The second form names a global code symbol which is exported indirectly via a function pointer. Such a symbol may also be exported directly.

The third form names a non-exported function which, nonetheless, is exported from the library by being passed as a function argument, or by having its address taken by a function pointer. To clarify this, suppose the library contains:

void f1(...) {...}
void f2(...) {...}
static void f3(...) {...}                    /* from object module o3.o */
static void (*fp2)(...) = f2;
void (*pf3)(...) = f3;

...and that f1 is to be exported directly. Then a suitable description is:

f1
f2()
f3(o3)
pf3                /* deprecated direct export of a datum */

Note that f2 and f3 have to be listed even though they are not directly exported, so that function variable veneers can be created for them.

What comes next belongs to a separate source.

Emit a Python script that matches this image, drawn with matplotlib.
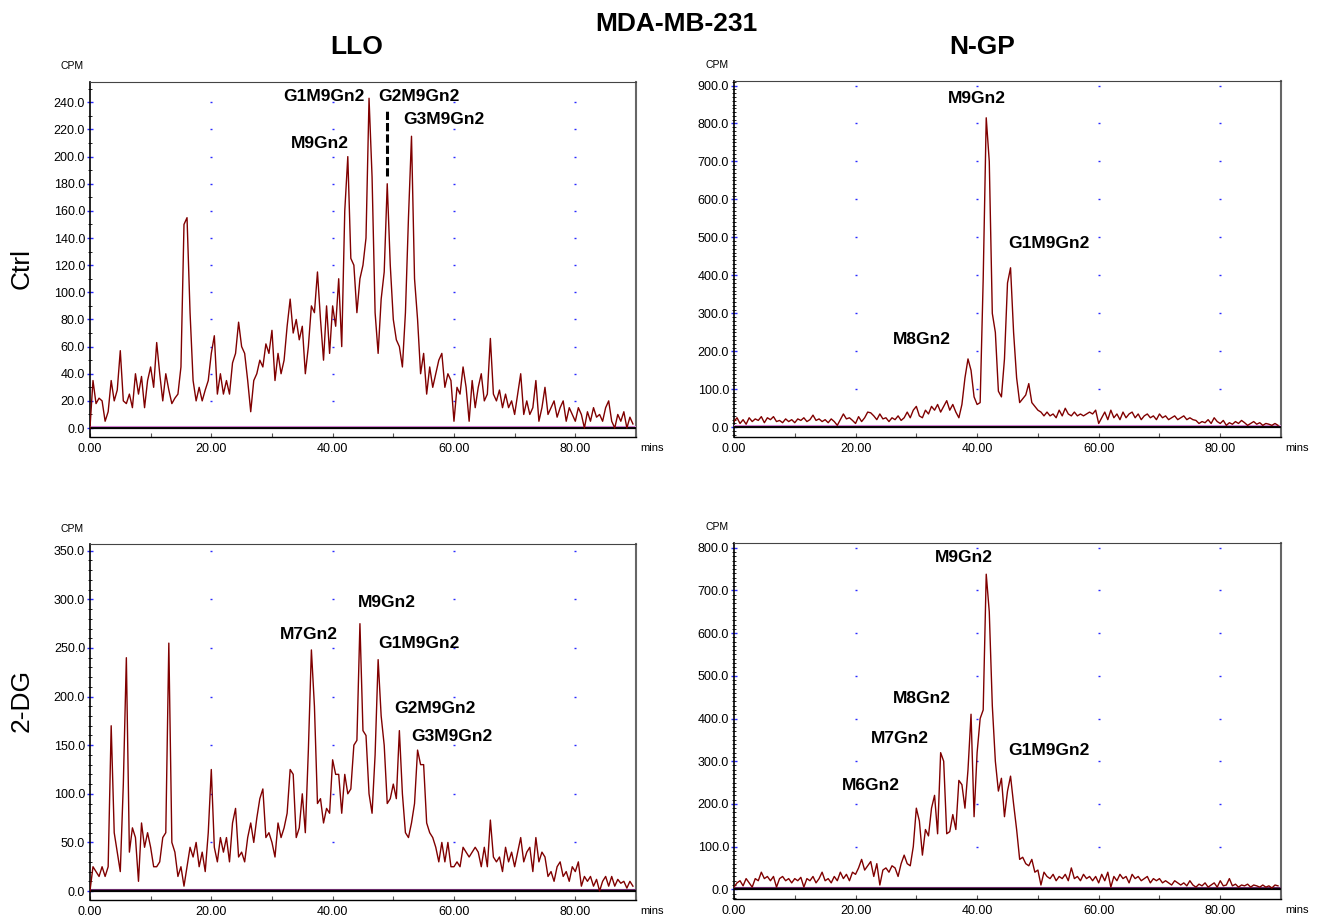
import numpy as np
import matplotlib
matplotlib.use("Agg")
import matplotlib.pyplot as plt
from matplotlib.ticker import MultipleLocator, FormatStrFormatter
from matplotlib.transforms import offset_copy

plt.rcParams["font.family"] = ["Liberation Sans", "DejaVu Sans"]

# retention time in minutes, one reading every 0.5 min
TIME_STEP = 0.5

# CPM readings, rows of 5 min
llo_ctrl = [
    0, 35, 18, 22, 20, 5, 12, 35, 20, 28,
    57, 20, 18, 25, 15, 40, 25, 38, 15, 35,
    45, 30, 63, 40, 20, 40, 28, 18, 22, 25,
    45, 150, 155, 85, 35, 20, 30, 20, 28, 35,
    55, 68, 25, 40, 25, 35, 25, 48, 55, 78,
    60, 55, 35, 12, 35, 40, 50, 45, 62, 55,
    72, 35, 55, 40, 50, 75, 95, 70, 80, 65,
    75, 40, 60, 90, 85, 115, 80, 50, 90, 55,
    90, 75, 110, 60, 160, 200, 125, 120, 85, 110,
    120, 140, 243, 185, 85, 55, 95, 115, 180, 120,
    80, 65, 60, 45, 85, 155, 215, 110, 80, 40,
    55, 25, 45, 30, 40, 50, 55, 30, 40, 35,
    5, 30, 25, 45, 30, 5, 35, 15, 30, 40,
    20, 25, 66, 25, 20, 28, 15, 25, 15, 20,
    10, 25, 40, 10, 20, 10, 15, 35, 5, 15,
    30, 10, 15, 20, 8, 15, 20, 5, 15, 10,
    5, 15, 10, 0, 12, 5, 15, 8, 10, 5,
    15, 20, 5, 0, 10, 5, 12, 0, 8, 3,
]

ngp_ctrl = [
    15, 25, 10, 20, 8, 25, 15, 22, 18, 28,
    12, 25, 20, 28, 15, 18, 12, 22, 15, 20,
    12, 22, 18, 25, 15, 20, 32, 18, 22, 15,
    20, 12, 22, 15, 5, 20, 35, 22, 25, 18,
    10, 28, 15, 25, 40, 38, 30, 20, 35, 22,
    25, 15, 25, 20, 30, 18, 25, 40, 25, 45,
    55, 30, 25, 45, 35, 55, 45, 60, 40, 55,
    70, 45, 60, 40, 25, 60, 130, 180, 150, 80,
    60, 65, 390, 815, 700, 300, 250, 95, 80, 180,
    380, 420, 250, 130, 65, 75, 85, 115, 65, 55,
    45, 40, 30, 40, 30, 35, 25, 45, 30, 50,
    35, 30, 40, 30, 35, 30, 35, 40, 35, 45,
    10, 25, 40, 20, 45, 25, 35, 20, 40, 25,
    35, 40, 25, 35, 20, 30, 35, 25, 30, 20,
    35, 25, 30, 20, 25, 30, 20, 25, 30, 20,
    25, 20, 18, 10, 15, 12, 20, 10, 25, 15,
    10, 18, 5, 12, 8, 15, 10, 18, 12, 5,
    10, 15, 8, 12, 5, 10, 8, 5, 10, 5,
]

llo_dg = [
    0, 25, 20, 15, 25, 15, 25, 170, 60, 40,
    20, 110, 240, 40, 65, 55, 10, 70, 45, 60,
    45, 25, 25, 30, 55, 60, 255, 50, 40, 15,
    25, 5, 25, 45, 35, 50, 25, 40, 20, 60,
    125, 45, 30, 55, 40, 55, 30, 70, 85, 35,
    40, 30, 55, 70, 50, 75, 95, 105, 55, 60,
    50, 35, 70, 55, 65, 80, 125, 120, 55, 65,
    100, 60, 145, 248, 190, 90, 95, 70, 85, 80,
    135, 120, 120, 80, 120, 100, 105, 150, 155, 275,
    165, 160, 100, 80, 140, 238, 180, 150, 90, 95,
    110, 95, 165, 100, 60, 55, 70, 90, 145, 130,
    130, 70, 60, 55, 45, 30, 50, 30, 50, 25,
    25, 30, 25, 45, 40, 35, 40, 45, 40, 25,
    45, 25, 73, 35, 30, 35, 20, 45, 30, 40,
    25, 40, 55, 30, 40, 45, 20, 55, 30, 40,
    35, 15, 20, 10, 25, 30, 15, 20, 10, 25,
    20, 30, 5, 15, 10, 15, 5, 12, 0, 10,
    15, 5, 15, 5, 12, 8, 10, 3, 10, 5,
]

ngp_dg = [
    5, 15, 20, 8, 25, 15, 5, 25, 20, 40,
    25, 30, 20, 30, 5, 25, 30, 20, 25, 15,
    25, 20, 28, 5, 25, 20, 30, 15, 25, 40,
    20, 25, 15, 30, 20, 40, 25, 35, 20, 40,
    35, 50, 70, 45, 55, 65, 30, 60, 10, 45,
    50, 40, 55, 50, 30, 60, 80, 60, 55, 100,
    190, 160, 80, 140, 125, 190, 220, 130, 320, 300,
    130, 135, 175, 140, 255, 245, 190, 280, 410, 170,
    320, 400, 420, 738, 650, 430, 300, 230, 260, 170,
    230, 265, 200, 140, 70, 75, 60, 55, 70, 40,
    45, 10, 40, 30, 25, 35, 20, 30, 25, 35,
    20, 50, 25, 30, 20, 35, 25, 30, 20, 30,
    15, 35, 20, 40, 5, 30, 20, 35, 25, 30,
    15, 35, 25, 30, 20, 25, 30, 15, 25, 20,
    25, 15, 20, 15, 10, 20, 15, 10, 15, 8,
    20, 10, 5, 12, 8, 15, 5, 10, 15, 5,
    20, 8, 10, 25, 8, 12, 5, 10, 8, 12,
    5, 10, 8, 5, 10, 5, 8, 3, 10, 8,
]

# peak labels: (text, minutes, CPM)
llo_ctrl_peaks = [("G1M9Gn2", 38.6, 244), ("G2M9Gn2", 54.3, 244),
                  ("G3M9Gn2", 58.4, 227), ("M9Gn2", 37.9, 210)]
ngp_ctrl_peaks = [("M9Gn2", 40.0, 865), ("G1M9Gn2", 51.8, 485), ("M8Gn2", 30.9, 232)]
llo_dg_peaks = [("M7Gn2", 36.1, 264), ("M9Gn2", 49.0, 297), ("G1M9Gn2", 54.3, 255),
                ("G2M9Gn2", 56.8, 188), ("G3M9Gn2", 59.6, 159)]
ngp_dg_peaks = [("M9Gn2", 37.8, 776), ("M8Gn2", 30.9, 446), ("M7Gn2", 27.3, 354),
                ("M6Gn2", 22.5, 242), ("G1M9Gn2", 51.8, 326)]


def draw_panel(fig, rect, values, ylim, major, peaks, base_color):
    ax = fig.add_axes(rect)
    t = np.arange(len(values)) * TIME_STEP
    ax.set_xlim(0, 90)
    ax.set_ylim(*ylim)

    # small blue marks at the major grid positions
    gx, gy = np.meshgrid([20, 40, 60, 80], np.arange(major, ylim[1], major))
    ax.plot(gx.ravel(), gy.ravel(), ls="none", marker="_", ms=2, mew=1,
            color="#2a2aff", zorder=1)

    ax.axhline(0, color="black", lw=1.6, zorder=3)
    shifted = offset_copy(ax.get_yaxis_transform(), fig=fig, y=2, units="dots")
    ax.plot([0, 1], [0, 0], transform=shifted, color=base_color, lw=0.8, zorder=3)
    ax.plot(t, values, color="#800000", lw=1.0, zorder=4)

    for text, x, y in peaks:
        ax.text(x, y, text, ha="center", va="center", fontsize=12.5, fontweight="bold")

    ax.yaxis.set_major_locator(MultipleLocator(major))
    ax.yaxis.set_minor_locator(MultipleLocator(10))
    ax.yaxis.set_major_formatter(FormatStrFormatter("%.1f"))
    ax.xaxis.set_major_locator(MultipleLocator(20))
    ax.xaxis.set_minor_locator(MultipleLocator(10))
    ax.xaxis.set_major_formatter(FormatStrFormatter("%.2f"))
    ax.tick_params(axis="y", which="major", direction="inout", length=5, width=1,
                   color="#2a2aff", labelsize=9, pad=1)
    ax.tick_params(axis="y", which="minor", direction="inout", length=3, width=0.6,
                   color="black")
    ax.tick_params(axis="x", which="both", direction="in", length=3, width=0.8,
                   color="#555555", labelsize=9, pad=4)

    ax.spines["left"].set_linewidth(1.2)
    ax.spines["bottom"].set_linewidth(1.0)
    ax.spines["top"].set_color("#444444")
    ax.spines["right"].set_color("#666666")
    ax.spines["right"].set_linewidth(1.5)

    ax.text(1.007, -0.031, "mins", transform=ax.transAxes, ha="left", va="center", fontsize=8)
    return ax


fig = plt.figure(figsize=(13.17, 9.19), dpi=100)

ax_tl = draw_panel(fig, [0.0683, 0.5245, 0.4146, 0.3863], llo_ctrl, (-6.6, 255), 20,
                   llo_ctrl_peaks, "#d080d0")
ax_tl.plot([49.0, 49.0], [185.5, 235], color="black", lw=2.2, dashes=(2.7, 1.0), zorder=5)
draw_panel(fig, [0.5573, 0.5245, 0.4154, 0.3874], ngp_ctrl, (-25.6, 912), 100,
           ngp_ctrl_peaks, "#d080d0")
draw_panel(fig, [0.0683, 0.0207, 0.4146, 0.3874], llo_dg, (-9.2, 357), 50,
           llo_dg_peaks, "#6a2a6a")
draw_panel(fig, [0.5573, 0.0218, 0.4154, 0.3873], ngp_dg, (-22.7, 811), 100,
           ngp_dg_peaks, "#6a2a6a")

fig.text(0.5133, 0.974, "MDA-MB-231", ha="center", va="center", fontsize=19, fontweight="bold")
fig.text(0.271, 0.949, "LLO", ha="center", va="center", fontsize=19, fontweight="bold")
fig.text(0.746, 0.949, "N-GP", ha="center", va="center", fontsize=19, fontweight="bold")
fig.text(0.0167, 0.708, "Ctrl", ha="center", va="center", fontsize=19, rotation=90)
fig.text(0.0167, 0.238, "2-DG", ha="center", va="center", fontsize=19, rotation=90)

for x, y in [(72, 66), (717, 65), (72, 529), (717, 527)]:
    fig.text(x / 1317, 1 - y / 919, "CPM", ha="center", va="center", fontsize=7.5)

fig.savefig("out.png", dpi=100)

f3 must be qualified by its object module name, as there could be several non-exported functions with the same name (each in a differently named object module). Note that the module name, not the name of the file containing the object module, is used to qualify the function name.

If f2 were to be exported directly then the following list of entry points would be appropriate:

f1
f2
f2()
f3(o3)
pf3

Unless all address-taken functions are included in the export list, the linker will complain and refuse to make a shared library.

Linker pre-defined symbols

While a shared library is being constructed the linker defines several useful symbols:

--------------------------------------------------------
Symbol          |Definition                             
--------------------------------------------------------
EFT$$Offset     |Offset of the External Function Table  
                |from the beginning of the shared       
                |library;                               
--------------------------------------------------------
EFT$$Params     |Offset of the shared library's         
                |parameter block from its beginning;    
--------------------------------------------------------
$$0$$Base       |The (relocatable) address of the       
                |zero-initialised place holder in the   
                |stub;                                  
--------------------------------------------------------
SHL$$data$$Base |Offset of the start of the read-only   
                |copy of the data from the beginning of 
                |the shared library;                    
--------------------------------------------------------
SHL$$data$$Size |Size of the shared library's data      
                |section, which is also the size of the 
                |place holder in the stub.              
--------------------------------------------------------

EFT$$Offset and EFT$$Params are exported to the stub and may be referred to in following link steps; the others exist only while the shared library is being constructed.